Vieram tantos outros livros, aulas, palestras desta trnslúcida Dama da poesia em pernambuco. Vamos ficar com mais algumas palavras encantatórias para a Gazeta: “Digo que continua urgente a ilusão deste momento acometido de inenarráveis confissões. Utopia presa na cartilagem úmida,quando tua boca recobrir o seio seremos então,as duas outras  faces  de uma mesma única  possessão,como uma estória colada na outra enquanto se lambe o lacre da carta escrita na infância que uma água subitamente morna quase apagou.”.  Nossa sibila invoca outros espíritos, que nos tomam de assalto. E, de certa forma, enfeitiçam leitores, como cristais energéticos.
Viva os 35 anos de Literatura desta poetisa e professora, advogada da transcendência, do real, simbólico e imaginário.
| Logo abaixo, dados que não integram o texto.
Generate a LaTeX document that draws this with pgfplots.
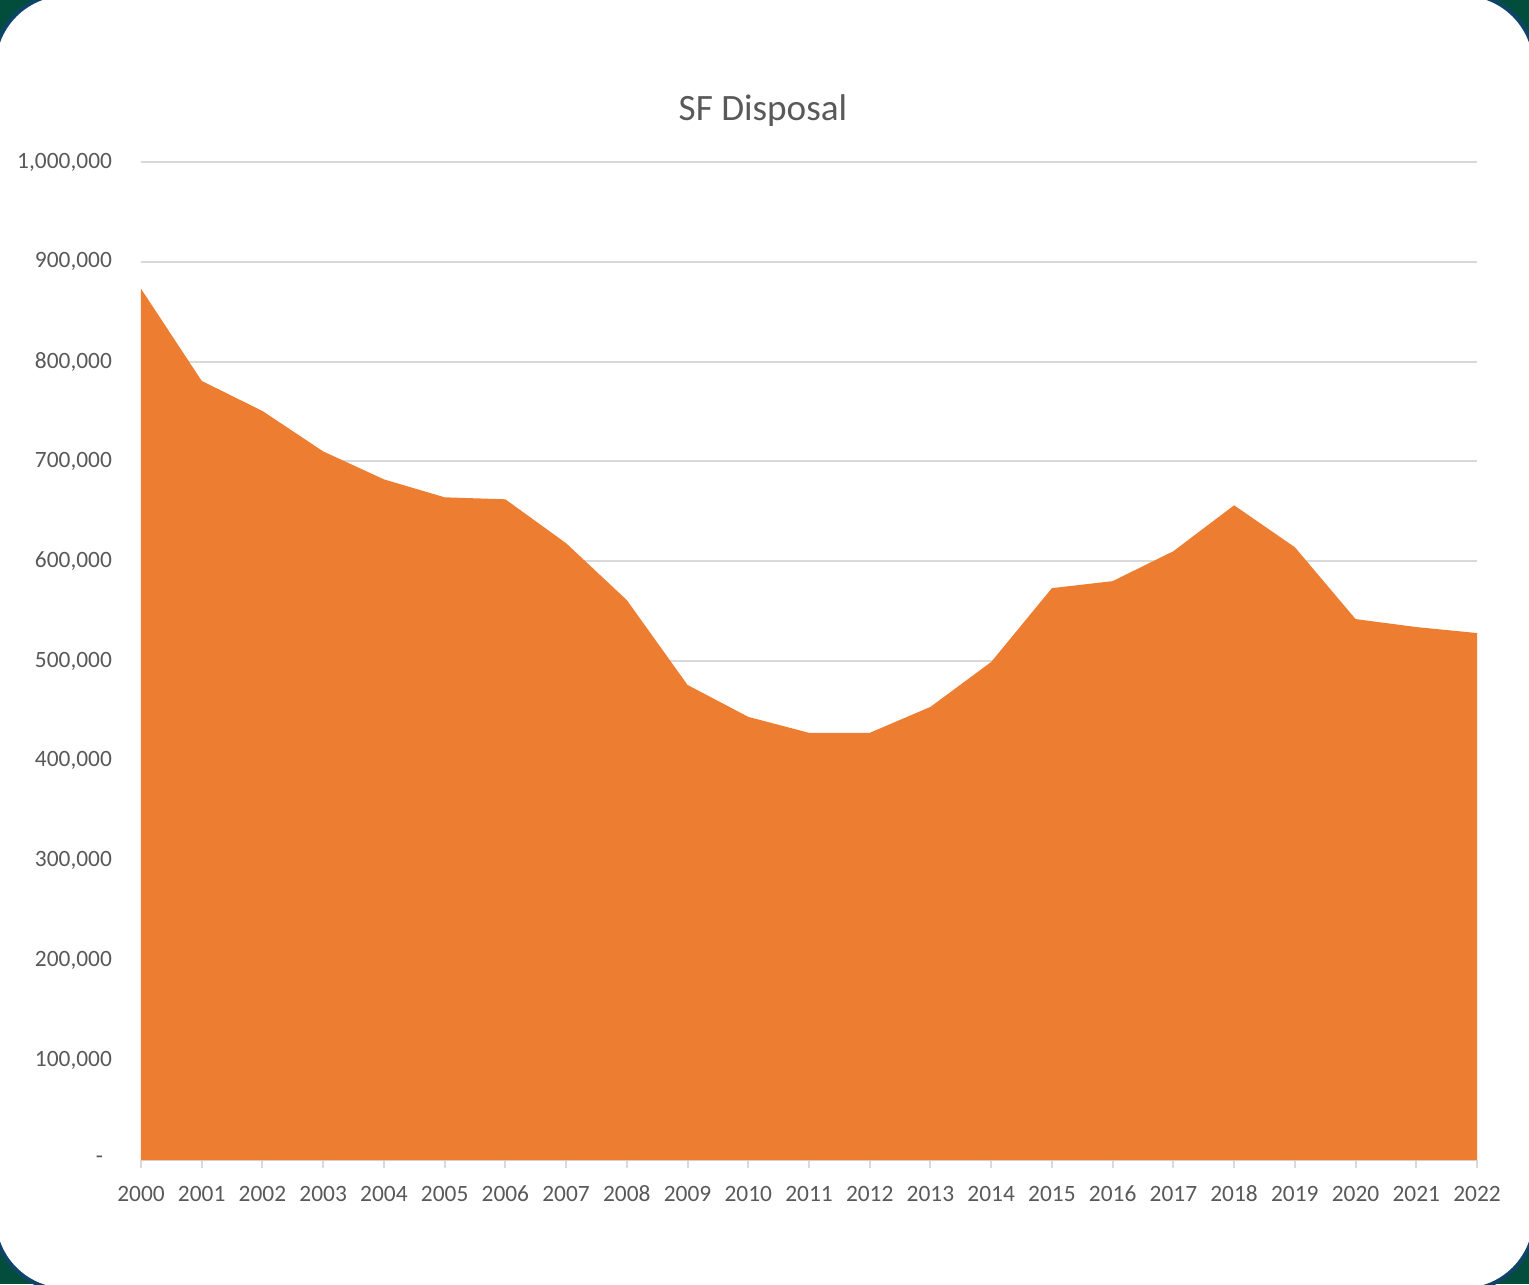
\documentclass[border=0pt]{standalone}
\usepackage{pgfplots}
\pgfplotsset{compat=1.18}
\usepackage{fontspec}
\setmainfont{Carlito}
\definecolor{bgA}{HTML}{024D3C}
\definecolor{bgB}{HTML}{0D4468}
\definecolor{orA}{HTML}{ED7D31}
\definecolor{txt}{HTML}{595959}
\definecolor{grd}{HTML}{D9D9D9}
\begin{document}
\begin{tikzpicture}
\useasboundingbox (0,0) rectangle (764.5pt,642pt);
\fill[bgA] (0,0) rectangle (764.5pt,642pt);
\begin{scope}
\clip (0,0) rectangle (764.5pt,642pt);
\filldraw[fill=white, draw=bgB, line width=2pt, rounded corners=36pt] (-3pt,-3pt) rectangle (767.5pt,645pt);
\end{scope}
\node[text=txt, font=\fontsize{18.6}{22}\selectfont] at (381.5pt,586.5pt) {SF Disposal};
\begin{axis}[
  at={(70.5pt,62pt)}, anchor=south west,
  scale only axis, width=668pt, height=499pt,
  xmin=2000, xmax=2022, ymin=0, ymax=1000000,
  xtick={2000,2001,...,2022},
  ytick={0,100000,200000,300000,400000,500000,600000,700000,800000,900000,1000000},
  yticklabels={{\makebox[8pt][l]{-}},{100,000},{200,000},{300,000},{400,000},{500,000},{600,000},{700,000},{800,000},{900,000},{1,000,000}},
  scaled y ticks=false,
  axis x line*=bottom, axis y line*=left,
  x axis line style={grd, line width=1pt},
  y axis line style={draw=none},
  ymajorgrids, grid style={grd, line width=1pt},
  tick align=outside, major tick length=4pt,
  xtick style={grd, line width=1pt},
  ytick style={draw=none},
  tick label style={text=txt, font=\fontsize{11.7}{14}\selectfont},
  /pgf/number format/assume math mode=true,
  x tick label style={/pgf/number format/1000 sep={}, yshift=-5.5pt, text height=7.6pt, text depth=0pt},
  y tick label style={xshift=-7pt},
]
\addplot[fill=orA, draw=none] coordinates {
(2000,873000) (2001,780600) (2002,750500) (2003,710000) (2004,682000)
(2005,664000) (2006,662000) (2007,618000) (2008,561000) (2009,476000)
(2010,444000) (2011,428000) (2012,428000) (2013,454000) (2014,499000)
(2015,573000) (2016,580000) (2017,610000) (2018,656000) (2019,614000)
(2020,542000) (2021,534000) (2022,528000)
} \closedcycle;
\end{axis}
\end{tikzpicture}
\end{document}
Poema de Moisés Neto para Lucila Nogueira:

ORAÇÃO PARA INVOCAR LUCILA

Ela se atreve diz pronuncia
Profetiza Passado Presente
Ó translúcida Lucila
nossas contas dissolvem-se em ti
Ave poeta, pitonisa! Vem novamente! Ó chama de Eleusis!
Dá-nos tua vaporosa poesia
Teu ensinamento
como cristal antigo, guia, oráculo, vaticínio
Vem, já e multiplica com tua força
Entenderão os não iniciados os teus mistérios?
Inspirações,estudos
Cálculos, perspectivas
Amor...
Liga alquímica, Banquete Cosmotrônico
Ave Lucila! Oriente- Ocidente: cruzamento
verdade oculta, cítara, lira, címbalos, condão
Vem! Em cetim florido, veludo, perfumes, pedrarias,
Doce vigor
 música transcendental
Na Aurora interminável do quase ser tudo
Concertar ou consertar o mundo...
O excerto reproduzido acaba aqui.